À l'opposé, à Porto Alegre, après les grandes mobilisations : Seattle, Genève, Dakar, la marche mondiale des femmes, la manifestation des syndicats à Nice, on ira parler du droit des peuples à décider de leur devenir à partir de valeurs communes : liberté, égalité, partages, dignité, progrès humain, éthique, développement durable, paix. Le Parti communiste français et l'Humanité, porteurs de choix neufs pour l'émancipation humaine, sont naturellement partie prenante de la construction de ce Forum et des alternatives à élaborer pour changer. Et c'est par la démocratie participative, par la conquête de nouveaux droits, par l'action pour dépasser le marché capitaliste, qu'on peut jeter les bases d'un monde nouveau, celui des êtres humains et du respect de l'environnement, de la lutte contre les inégalités, la création d'emplois, la formation. Cela suppose d'annuler la dette. Mais surtout de mettre fin au système qui la produit. De nouveaux systèmes de financement permettant de s'émanciper de la domination des marchés financiers doivent être édifiés contre l'hégémonie du dollar avec par exemple la création d'une monnaie commune mondiale et l'instauration de la taxe Tobin.

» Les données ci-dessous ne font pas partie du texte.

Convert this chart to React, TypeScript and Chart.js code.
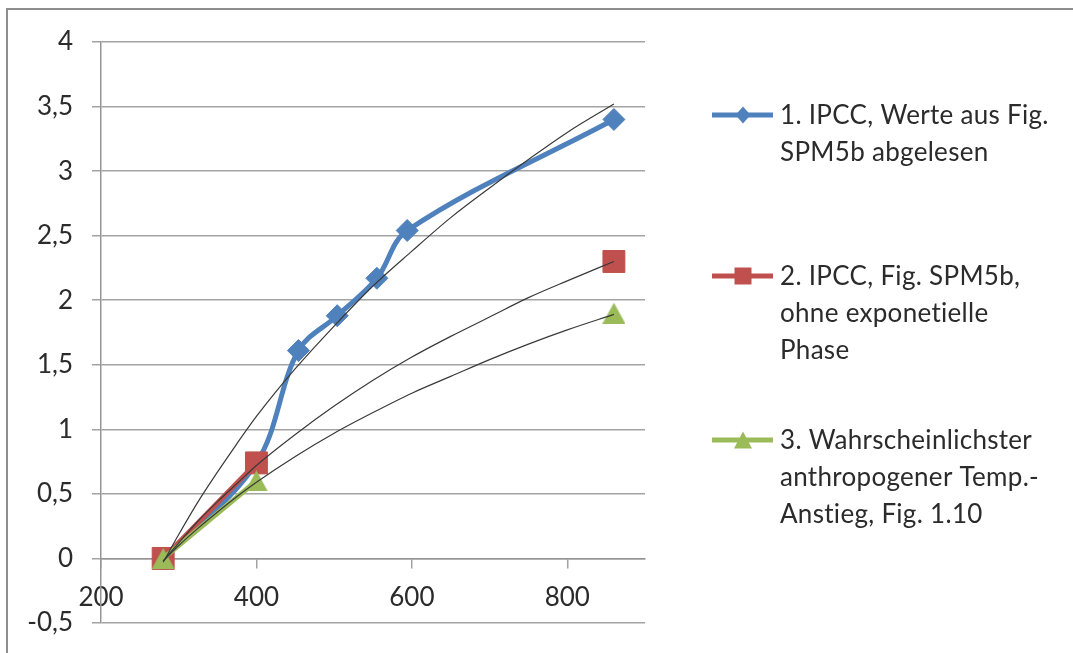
import React, { useEffect, useRef } from 'react';
import { Chart, registerables } from 'chart.js';

Chart.register(...registerables);

// ---------- data ----------
const xTickValues = [200, 400, 600, 800];

const blueX = [280, 400, 454, 504, 555, 594, 860];
const blueY = [0, 0.74, 1.61, 1.88, 2.17, 2.54, 3.4];

const redX = [280, 400, 600, 860];
const redY: (number | null)[] = [0, 0.74, null, 2.3];

const greenX = [280, 400, 600, 860];
const greenY: (number | null)[] = [0, 0.6, null, 1.9];

const trendX = [280, 300, 325, 350, 375, 400, 450, 500, 550, 600, 650, 700, 750, 800, 860];
const trendBlueY = [-0.03, 0.185, 0.44, 0.67, 0.89, 1.1, 1.47, 1.8, 2.11, 2.38, 2.64, 2.87, 3.09, 3.3, 3.52];
const trendRedY = [-0.02, 0.12, 0.29, 0.44, 0.58, 0.72, 0.96, 1.18, 1.38, 1.56, 1.72, 1.87, 2.02, 2.15, 2.3];
const trendGreenY = [-0.02, 0.1, 0.235, 0.36, 0.48, 0.59, 0.79, 0.97, 1.13, 1.28, 1.41, 1.54, 1.66, 1.77, 1.89];

const legendLabels = [
  ['1. IPCC, Werte aus Fig.', 'SPM5b abgelesen'],
  ['2. IPCC, Fig. SPM5b,', 'ohne exponetielle', 'Phase'],
  ['3. Wahrscheinlichster', 'anthropogener Temp.-', 'Anstieg, Fig. 1.10'],
];

// ---------- styles ----------
const BLUE = '#4F81BD';
const RED = '#C0504D';
const GREEN = '#9BBB59';
const TREND = '#3a3a3a';
const GRID = '#a3a3a3';
const AXIS = '#959595';
const TEXT = '#2b2b2b';
const FONT_FAMILY = 'Lato, "Open Sans", sans-serif';
const FONT_SIZE = 26;

const toPoints = (xs: number[], ys: (number | null)[]) => xs.map((x, i) => ({ x, y: ys[i] }));

function makeTriangle(w: number, h: number, color: string) {
  const c = document.createElement('canvas');
  c.width = w;
  c.height = h;
  const g = c.getContext('2d')!;
  g.fillStyle = color;
  g.beginPath();
  g.moveTo(w / 2, 0);
  g.lineTo(w, h);
  g.lineTo(0, h);
  g.closePath();
  g.fill();
  return c;
}

function drawMarker(ctx: CanvasRenderingContext2D, kind: string, x: number, y: number, color: string) {
  ctx.fillStyle = color;
  ctx.beginPath();
  if (kind === 'diamond') {
    const w = 7.5, h = 8.5;
    ctx.moveTo(x, y - h);
    ctx.lineTo(x + w, y);
    ctx.lineTo(x, y + h);
    ctx.lineTo(x - w, y);
  } else if (kind === 'square') {
    const s = 8.5;
    ctx.rect(x - s, y - s, 2 * s, 2 * s);
  } else {
    const w = 9, h = 8.5;
    ctx.moveTo(x, y - h);
    ctx.lineTo(x + w, y + h);
    ctx.lineTo(x - w, y + h);
  }
  ctx.closePath();
  ctx.fill();
}

const legendPlugin = {
  id: 'sideLegend',
  afterDraw(chart: any) {
    const ctx: CanvasRenderingContext2D = chart.ctx;
    const firstLineY = [116, 277, 441];
    const lineGap = 37;
    const colors = [BLUE, RED, GREEN];
    const kinds = ['diamond', 'square', 'triangle'];
    ctx.save();
    legendLabels.forEach((lines, i) => {
      const y0 = firstLineY[i];
      ctx.strokeStyle = colors[i];
      ctx.lineWidth = 5;
      ctx.beginPath();
      ctx.moveTo(712, y0 - 1);
      ctx.lineTo(773, y0 - 1);
      ctx.stroke();
      drawMarker(ctx, kinds[i], 743, y0 - 1, colors[i]);
      ctx.fillStyle = TEXT;
      ctx.font = `${FONT_SIZE}px ${FONT_FAMILY}`;
      (ctx as any).letterSpacing = '0.3px';
      ctx.textBaseline = 'middle';
      ctx.textAlign = 'left';
      lines.forEach((t, j) => ctx.fillText(t, 780, y0 + j * lineGap));
    });
    ctx.restore();
  },
};

export default function App() {
  const ref = useRef<HTMLCanvasElement>(null);

  useEffect(() => {
    const tri = makeTriangle(23, 21, GREEN);
    const font = { family: FONT_FAMILY, size: FONT_SIZE };
    const chart = new Chart(ref.current!, {
      type: 'line',
      data: {
        datasets: [
          {
            label: 'trend1',
            data: toPoints(trendX, trendBlueY),
            borderColor: TREND,
            borderWidth: 1.2,
            pointRadius: 0,
            cubicInterpolationMode: 'monotone',
            order: 0,
          },
          {
            label: 'trend2',
            data: toPoints(trendX, trendRedY),
            borderColor: TREND,
            borderWidth: 1.2,
            pointRadius: 0,
            cubicInterpolationMode: 'monotone',
            order: 0,
          },
          {
            label: 'trend3',
            data: toPoints(trendX, trendGreenY),
            borderColor: TREND,
            borderWidth: 1.2,
            pointRadius: 0,
            cubicInterpolationMode: 'monotone',
            order: 0,
          },
          {
            label: legendLabels[2].join(' '),
            data: toPoints(greenX, greenY),
            borderColor: GREEN,
            backgroundColor: GREEN,
            borderWidth: 5,
            pointStyle: tri as any,
            pointRadius: 11,
            tension: 0,
            spanGaps: false,
            order: 1,
          },
          {
            label: legendLabels[1].join(' '),
            data: toPoints(redX, redY),
            borderColor: RED,
            backgroundColor: RED,
            pointBorderColor: RED,
            borderWidth: 5,
            pointBorderWidth: 1,
            pointStyle: 'rect',
            pointRadius: 15.5,
            tension: 0,
            spanGaps: false,
            order: 2,
          },
          {
            label: legendLabels[0].join(' '),
            data: toPoints(blueX, blueY),
            borderColor: BLUE,
            backgroundColor: BLUE,
            pointBorderColor: BLUE,
            borderWidth: 5,
            pointBorderWidth: 1,
            pointStyle: 'rectRot',
            pointRadius: 11,
            tension: 0.35,
            order: 3,
          },
        ] as any,
      },
      options: {
        animation: false,
        responsive: true,
        maintainAspectRatio: false,
        events: [],
        layout: { padding: { left: 0, right: 428, top: 42, bottom: 30 } },
        plugins: {
          legend: { display: false },
          tooltip: { enabled: false },
          title: { display: false },
        },
        scales: {
          x: {
            type: 'linear',
            min: 200,
            max: 900,
            position: { y: 0 } as any,
            afterBuildTicks: (s: any) => {
              s.ticks = xTickValues.map((v) => ({ value: v }));
            },
            grid: { drawOnChartArea: false, drawTicks: true, tickLength: 9, color: GRID, lineWidth: 1.5 },
            border: { display: true, color: AXIS, width: 1.5 },
            ticks: { font, color: TEXT, padding: 15, maxRotation: 0, autoSkip: false, callback: (v: any) => String(v) },
          },
          y: {
            type: 'linear',
            min: -0.5,
            max: 4,
            position: 'left',
            afterFit: (s: any) => {
              s.width = 101;
              s.paddingTop = 10;
              s.paddingBottom = 10;
            },
            grid: { color: GRID, lineWidth: 1.5, drawTicks: true, tickLength: 9 },
            border: { display: true, color: AXIS, width: 1.5 },
            ticks: {
              stepSize: 0.5,
              font,
              color: TEXT,
              padding: 19,
              callback: (v: any) => String(Math.round(Number(v) * 10) / 10).replace('.', ','),
            },
          },
        },
      },
      plugins: [legendPlugin],
    });
    if ((document as any).fonts && (document as any).fonts.load) {
      (document as any).fonts.load(`${FONT_SIZE}px Lato`).then(() => chart.update()).catch(() => {});
    }
    return () => chart.destroy();
  }, []);

  return (
    <div style={{ position: 'fixed', left: 0, top: 0, width: 1073, height: 653, overflow: 'hidden', background: '#fff' }}>
      <div
        style={{
          position: 'absolute',
          left: 6,
          top: 8,
          width: 2000,
          height: 2000,
          border: '2px solid #8e8e8e',
          boxSizing: 'border-box',
        }}
      />
      <div style={{ position: 'absolute', left: 0, top: 0, width: 1073, height: 653 }}>
        <canvas ref={ref} />
      </div>
    </div>
  );
}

Un nouveau type de coopération, de solidarités et de partage appelle la conquête par les citoyens, les salariés, de nouveaux droits. Les droits au développement, à la prospérité, au bien-être pour chaque peuple, nécessitent une profonde démocratisation des institutions internationales qui devraient se conformer à la Déclaration universelle des droits de l'homme de l'ONU.

À Davos, on va parler argent, courbe des profits, ajustement structurel.

À Porto Alegre, on va jeter les bases d'une mondialisation du codéveloppement, du partage, de la coopération. Bref de l'avenir. Nous en sommes.